What is required >>
Repeat every line of the listing below exactly, minus the pictures.
((
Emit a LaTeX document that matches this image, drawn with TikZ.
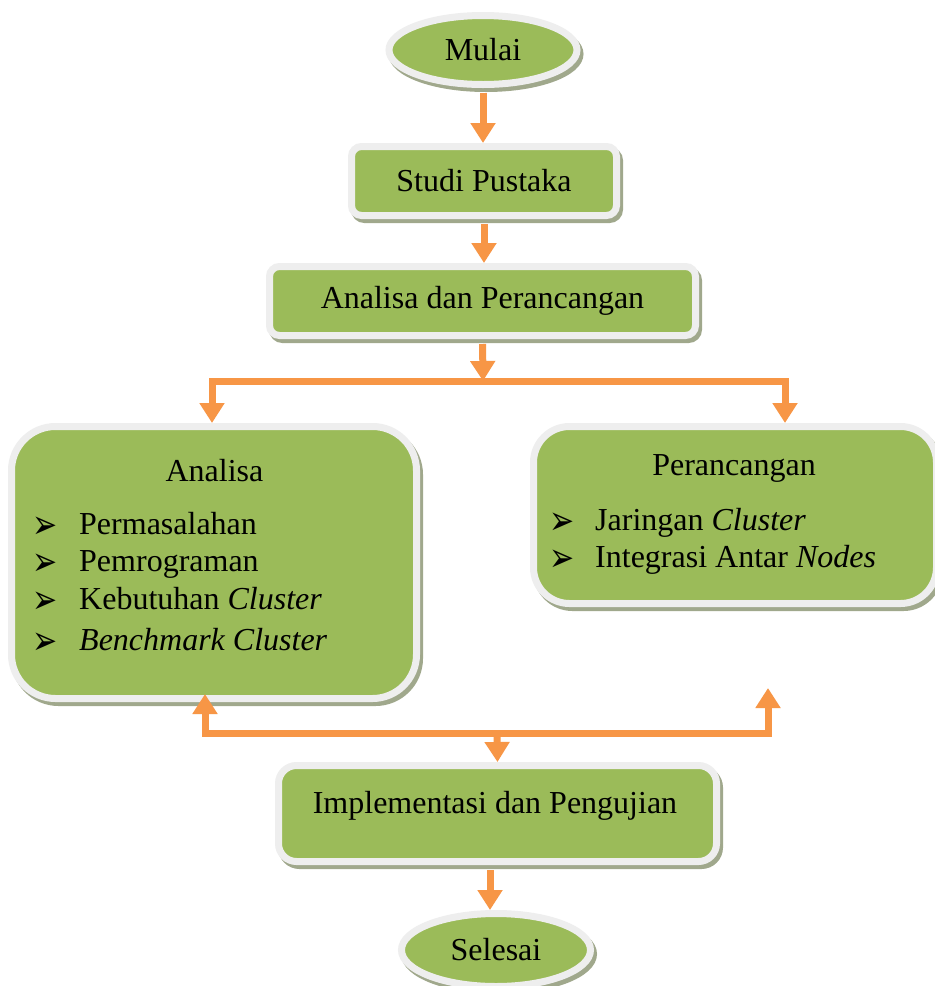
\documentclass[tikz,border=0pt]{standalone}
\usepackage{fontspec}
\setmainfont{Liberation Serif}
\newfontfamily\symfont{DejaVu Sans}
\usetikzlibrary{arrows.meta,shapes.geometric,shadows}
\definecolor{grn}{RGB}{155,187,89}
\definecolor{frm}{RGB}{238,238,238}
\definecolor{shd}{RGB}{160,168,140}
\definecolor{orng}{RGB}{247,150,70}
\newcommand{\mybul}{\scalebox{1}[1.35]{➢}}
\begin{document}
\begin{tikzpicture}[x=1pt,y=-1pt,
  every node/.style={font=\fontsize{32}{38}\selectfont, text=black},
  boxbase/.style={draw=frm, fill=grn, line width=7pt, inner sep=0pt,
     drop shadow={shadow xshift=3pt, shadow yshift=-4pt, opacity=1, fill=shd, draw=shd, line width=7pt}},
  rbox/.style={boxbase, rectangle},
  obox/.style={boxbase, ellipse},
  txt/.style={inner sep=0pt},
  arr/.style={draw=orng, line width=7pt, line join=miter, -{Triangle[width=24pt,length=20pt]}},
  bul/.style={inner sep=0pt, anchor=base west, font=\symfont\fontsize{30}{32}\selectfont}
]
\fill[white] (0,0) rectangle (935,986);
\useasboundingbox (0,0) rectangle (935,986);

% boxes
\node[obox, minimum width=188pt, minimum height=69pt] (mulai) at (483,50) {Mulai};
\node[rbox, rounded corners=10pt, minimum width=265pt, minimum height=69pt] (studi) at (484,181) {Studi Pustaka};
\node[rbox, rounded corners=10pt, minimum width=426pt, minimum height=69pt] (ap) at (482.5,301) {Analisa dan Perancangan};
\node[rbox, rounded corners=44pt, minimum width=405pt, minimum height=272pt] (analisa) at (214,562.5) {};
\node[rbox, rounded corners=36pt, minimum width=403pt, minimum height=177pt] (peran) at (735,515) {};
\node[rbox, rounded corners=18pt, minimum width=438pt, minimum height=96pt] (impl) at (497.5,813.5) {};
\node[obox, minimum width=189pt, minimum height=73pt] (selesai) at (496,950) {Selesai};

% texts in Analisa
\node[txt, anchor=base] (tanalisa) at (214.5,481) {Analisa};
\node[bul] (ba1) at (32,538) {\mybul};
\node[txt, anchor=base west] (ta1) at (79,534) {Permasalahan};
\node[bul] (ba2) at (32,575) {\mybul};
\node[txt, anchor=base west] (ta2) at (79,571) {Pemrograman};
\node[bul] (ba3) at (32,613) {\mybul};
\node[txt, anchor=base west] (ta3) at (79,609) {Kebutuhan \textit{Cluster}};
\node[bul] (ba4) at (32,654) {\mybul};
\node[txt, anchor=base west] (ta4) at (79,650) {\textit{Benchmark Cluster}};

% texts in Perancangan
\node[txt, anchor=base] (tperan) at (734,475) {Perancangan};
\node[bul] (bp1) at (549,534) {\mybul};
\node[txt, anchor=base west] (tp1) at (595,530) {Jaringan \textit{Cluster}};
\node[bul] (bp2) at (549,571) {\mybul};
\node[txt, anchor=base west] (tp2) at (595,567) {Integrasi Antar \textit{Nodes}};

% text in Implementasi
\node[txt, anchor=base] (timpl) at (495,813) {Implementasi dan Pengujian};

% connectors
\draw[arr, shorten <=5pt] (mulai.south) -- (mulai.south |- studi.north);
\draw[arr, shorten <=5pt] (studi.south) -- (studi.south |- ap.north);

\coordinate (s1) at (483,381);
\coordinate (s1l) at (212,381);
\coordinate (s1r) at (785,381);
\draw[arr, shorten <=5pt] (ap.south) -- (s1);
\draw[arr] (s1) -- (s1l) -- (s1l |- analisa.north);
\draw[arr] (s1) -- (s1r) -- (s1r |- peran.north);

\coordinate (s2) at (497,733);
\coordinate (s2l) at (205,733);
\coordinate (s2r) at (768,733);
\coordinate (ptip) at (768,688);
\draw[arr] (s2) -- (impl.north);
\draw[arr, shorten >=-8pt] (s2) -- (s2l) -- (s2l |- analisa.south);
\draw[arr] (s2) -- (s2r) -- (ptip);
\draw[arr, shorten <=5pt] ([xshift=-7.5pt]impl.south) -- ([xshift=-6pt]selesai.north);
\end{tikzpicture}
\end{document}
))
The output >>
Emit a LaTeX document that matches this image, drawn with TikZ.
\documentclass[tikz,border=0pt]{standalone}
\usepackage{fontspec}
\setmainfont{Liberation Serif}
\newfontfamily\symfont{DejaVu Sans}
\usetikzlibrary{arrows.meta,shapes.geometric,shadows}
\definecolor{grn}{RGB}{155,187,89}
\definecolor{frm}{RGB}{238,238,238}
\definecolor{shd}{RGB}{160,168,140}
\definecolor{orng}{RGB}{247,150,70}
\newcommand{\mybul}{\scalebox{1}[1.35]{➢}}
\begin{document}
\begin{tikzpicture}[x=1pt,y=-1pt,
  every node/.style={font=\fontsize{32}{38}\selectfont, text=black},
  boxbase/.style={draw=frm, fill=grn, line width=7pt, inner sep=0pt,
     drop shadow={shadow xshift=3pt, shadow yshift=-4pt, opacity=1, fill=shd, draw=shd, line width=7pt}},
  rbox/.style={boxbase, rectangle},
  obox/.style={boxbase, ellipse},
  txt/.style={inner sep=0pt},
  arr/.style={draw=orng, line width=7pt, line join=miter, -{Triangle[width=24pt,length=20pt]}},
  bul/.style={inner sep=0pt, anchor=base west, font=\symfont\fontsize{30}{32}\selectfont}
]
\fill[white] (0,0) rectangle (935,986);
\useasboundingbox (0,0) rectangle (935,986);

% boxes
\node[obox, minimum width=188pt, minimum height=69pt] (mulai) at (483,50) {Mulai};
\node[rbox, rounded corners=10pt, minimum width=265pt, minimum height=69pt] (studi) at (484,181) {Studi Pustaka};
\node[rbox, rounded corners=10pt, minimum width=426pt, minimum height=69pt] (ap) at (482.5,301) {Analisa dan Perancangan};
\node[rbox, rounded corners=44pt, minimum width=405pt, minimum height=272pt] (analisa) at (214,562.5) {};
\node[rbox, rounded corners=36pt, minimum width=403pt, minimum height=177pt] (peran) at (735,515) {};
\node[rbox, rounded corners=18pt, minimum width=438pt, minimum height=96pt] (impl) at (497.5,813.5) {};
\node[obox, minimum width=189pt, minimum height=73pt] (selesai) at (496,950) {Selesai};

% texts in Analisa
\node[txt, anchor=base] (tanalisa) at (214.5,481) {Analisa};
\node[bul] (ba1) at (32,538) {\mybul};
\node[txt, anchor=base west] (ta1) at (79,534) {Permasalahan};
\node[bul] (ba2) at (32,575) {\mybul};
\node[txt, anchor=base west] (ta2) at (79,571) {Pemrograman};
\node[bul] (ba3) at (32,613) {\mybul};
\node[txt, anchor=base west] (ta3) at (79,609) {Kebutuhan \textit{Cluster}};
\node[bul] (ba4) at (32,654) {\mybul};
\node[txt, anchor=base west] (ta4) at (79,650) {\textit{Benchmark Cluster}};

% texts in Perancangan
\node[txt, anchor=base] (tperan) at (734,475) {Perancangan};
\node[bul] (bp1) at (549,534) {\mybul};
\node[txt, anchor=base west] (tp1) at (595,530) {Jaringan \textit{Cluster}};
\node[bul] (bp2) at (549,571) {\mybul};
\node[txt, anchor=base west] (tp2) at (595,567) {Integrasi Antar \textit{Nodes}};

% text in Implementasi
\node[txt, anchor=base] (timpl) at (495,813) {Implementasi dan Pengujian};

% connectors
\draw[arr, shorten <=5pt] (mulai.south) -- (mulai.south |- studi.north);
\draw[arr, shorten <=5pt] (studi.south) -- (studi.south |- ap.north);

\coordinate (s1) at (483,381);
\coordinate (s1l) at (212,381);
\coordinate (s1r) at (785,381);
\draw[arr, shorten <=5pt] (ap.south) -- (s1);
\draw[arr] (s1) -- (s1l) -- (s1l |- analisa.north);
\draw[arr] (s1) -- (s1r) -- (s1r |- peran.north);

\coordinate (s2) at (497,733);
\coordinate (s2l) at (205,733);
\coordinate (s2r) at (768,733);
\coordinate (ptip) at (768,688);
\draw[arr] (s2) -- (impl.north);
\draw[arr, shorten >=-8pt] (s2) -- (s2l) -- (s2l |- analisa.south);
\draw[arr] (s2) -- (s2r) -- (ptip);
\draw[arr, shorten <=5pt] ([xshift=-7.5pt]impl.south) -- ([xshift=-6pt]selesai.north);
\end{tikzpicture}
\end{document}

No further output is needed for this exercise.